## To be done
Pull out every line below holding the word "this".

-- START Information supplied --

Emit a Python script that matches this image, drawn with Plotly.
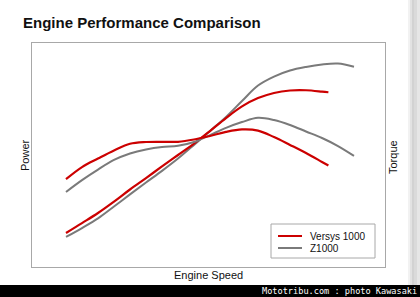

-- END Information supplied --
-- START Information supplied --

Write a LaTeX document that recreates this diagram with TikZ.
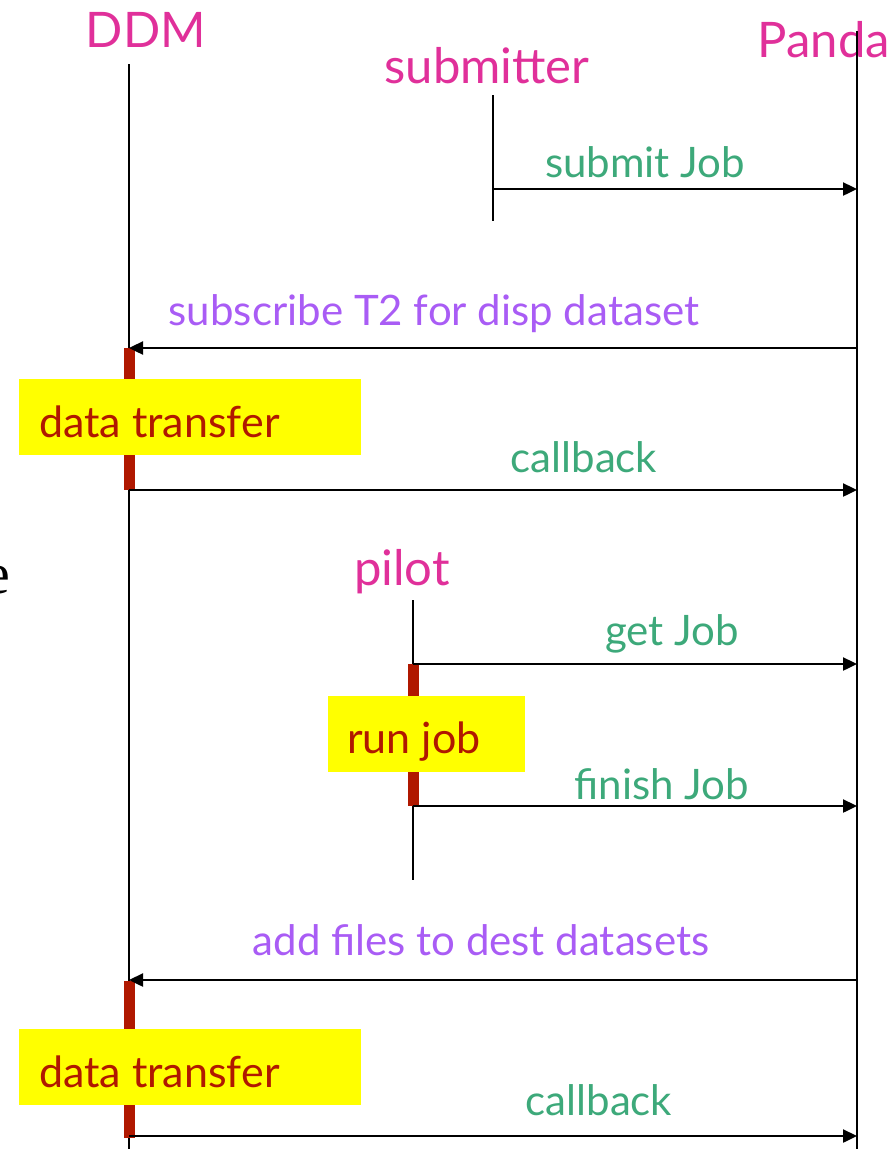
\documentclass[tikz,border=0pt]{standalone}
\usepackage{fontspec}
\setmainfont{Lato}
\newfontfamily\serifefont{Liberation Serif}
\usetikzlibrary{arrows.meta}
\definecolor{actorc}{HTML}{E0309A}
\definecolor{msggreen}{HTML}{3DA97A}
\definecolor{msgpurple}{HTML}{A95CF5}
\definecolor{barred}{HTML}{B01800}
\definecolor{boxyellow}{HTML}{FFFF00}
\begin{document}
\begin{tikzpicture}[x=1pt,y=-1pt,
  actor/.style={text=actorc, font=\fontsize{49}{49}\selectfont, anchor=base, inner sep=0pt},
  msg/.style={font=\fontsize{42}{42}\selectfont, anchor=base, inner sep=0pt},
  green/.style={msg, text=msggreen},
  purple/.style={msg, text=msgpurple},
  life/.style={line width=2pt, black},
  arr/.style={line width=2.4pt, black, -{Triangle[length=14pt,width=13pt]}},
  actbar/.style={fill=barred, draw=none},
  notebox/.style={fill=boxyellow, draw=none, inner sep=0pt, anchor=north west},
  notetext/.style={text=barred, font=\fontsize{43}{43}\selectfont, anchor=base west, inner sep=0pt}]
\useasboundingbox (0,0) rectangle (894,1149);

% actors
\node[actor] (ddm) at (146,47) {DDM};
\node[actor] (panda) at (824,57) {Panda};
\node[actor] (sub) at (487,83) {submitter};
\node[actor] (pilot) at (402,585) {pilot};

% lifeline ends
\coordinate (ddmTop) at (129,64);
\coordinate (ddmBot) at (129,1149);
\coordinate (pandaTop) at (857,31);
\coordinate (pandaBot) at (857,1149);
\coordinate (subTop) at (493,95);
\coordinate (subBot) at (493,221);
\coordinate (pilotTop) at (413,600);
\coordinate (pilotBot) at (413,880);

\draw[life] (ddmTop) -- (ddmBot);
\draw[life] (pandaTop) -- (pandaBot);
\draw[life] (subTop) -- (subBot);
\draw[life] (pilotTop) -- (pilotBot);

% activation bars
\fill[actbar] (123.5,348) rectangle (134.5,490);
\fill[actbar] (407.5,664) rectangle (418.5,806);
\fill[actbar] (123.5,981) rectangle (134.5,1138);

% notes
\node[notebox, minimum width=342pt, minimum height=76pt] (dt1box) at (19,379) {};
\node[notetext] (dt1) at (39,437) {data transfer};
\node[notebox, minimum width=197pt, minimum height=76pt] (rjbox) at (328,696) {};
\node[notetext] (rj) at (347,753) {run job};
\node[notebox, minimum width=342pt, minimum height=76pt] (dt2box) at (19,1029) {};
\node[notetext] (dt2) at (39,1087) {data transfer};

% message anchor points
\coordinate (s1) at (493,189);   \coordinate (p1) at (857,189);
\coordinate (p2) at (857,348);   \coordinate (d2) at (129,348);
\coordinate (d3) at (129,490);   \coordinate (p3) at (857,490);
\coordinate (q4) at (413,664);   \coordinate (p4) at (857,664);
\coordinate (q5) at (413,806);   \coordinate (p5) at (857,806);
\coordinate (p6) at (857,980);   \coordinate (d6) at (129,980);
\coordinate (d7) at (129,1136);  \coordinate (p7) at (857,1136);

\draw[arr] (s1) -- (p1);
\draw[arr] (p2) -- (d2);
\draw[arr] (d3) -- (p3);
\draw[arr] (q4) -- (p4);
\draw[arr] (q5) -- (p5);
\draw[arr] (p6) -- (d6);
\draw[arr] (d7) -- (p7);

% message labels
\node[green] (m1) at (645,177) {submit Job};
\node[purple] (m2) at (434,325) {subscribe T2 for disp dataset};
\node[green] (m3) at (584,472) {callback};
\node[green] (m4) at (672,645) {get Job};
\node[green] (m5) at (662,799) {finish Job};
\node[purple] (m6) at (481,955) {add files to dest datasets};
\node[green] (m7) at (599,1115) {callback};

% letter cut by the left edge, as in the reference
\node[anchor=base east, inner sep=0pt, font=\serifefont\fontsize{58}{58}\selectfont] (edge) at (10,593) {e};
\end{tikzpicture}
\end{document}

-- END Information supplied --

## Response to the exercise
Emit a Python script that matches this image, drawn with Plotly.
Write a LaTeX document that recreates this diagram with TikZ.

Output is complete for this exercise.